The three-judge panel for the 2nd Circuit Court of Appeals told the Federal Communications Commission to refine its new rules that, if broken, could impose huge fines on stations which air the "offending" programs. One vocal minority group had threatened to bombard the FCC with complaints should the program air -- for its third time. (No complaints were issued the first two times. How odd....)
I, personally, am not offended by the occasional use of "foul" language, and I have been known to utter a word here or there that might make some people blush. However, I am far more offended by a small group of people thinking they can threaten a television network to do things their way -- or else.
If such people are offended by such language, may I suggest a very simple and revenue-neutral solution: don't watch the program.
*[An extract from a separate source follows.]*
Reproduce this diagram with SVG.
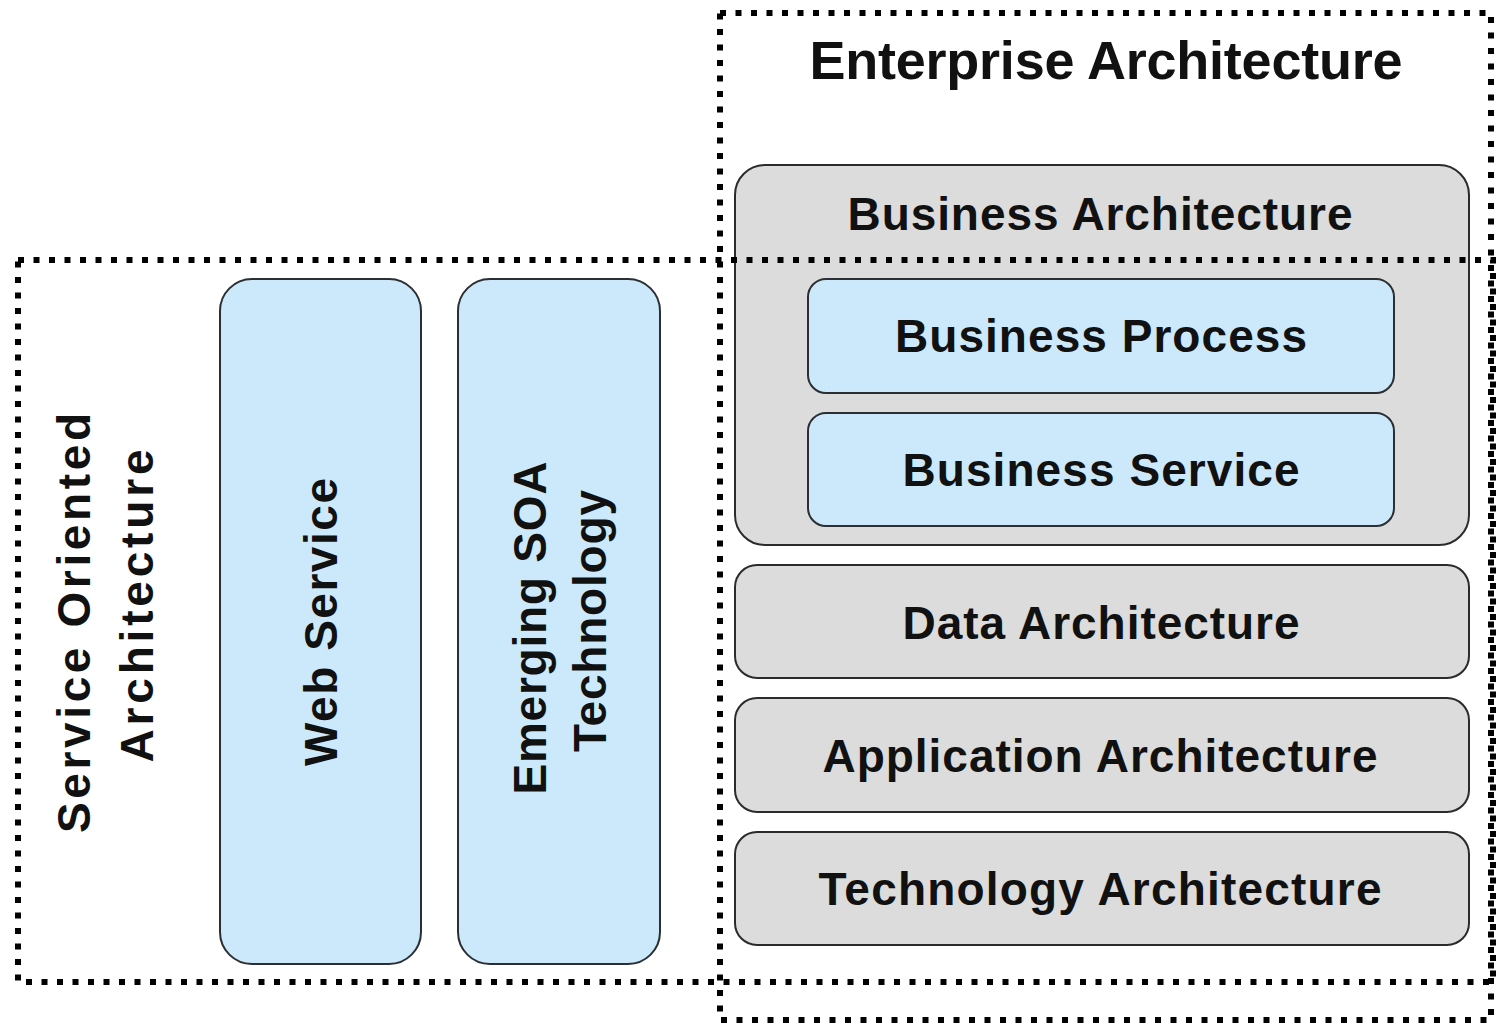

CBS plans to add a disclaimer warning about the strong content. When that disclaimer pops up, change the channel. Better yet, go play a game of Scrabble.
As a clarification, I totally support fines against programs that allow offensive language or conduct in such a situation that it would surprise the viewer -- no matter who is responsible. I understand parents wanting to protect their offspring as long as humanly possible, thinking that the schoolyard is totally bereft of such language or conduct, that the music their wee ones listen to is not actually about sex, violence, drugs, or hurting small animals. I understand those efforts; and, I suppose, applaud them -- as futile as they invariably are.
In summary: fines for the surprises (like the over-hyped boob incident); but no fines when warnings are clearly given.
The CBS show, called "9/11" airs Sunday.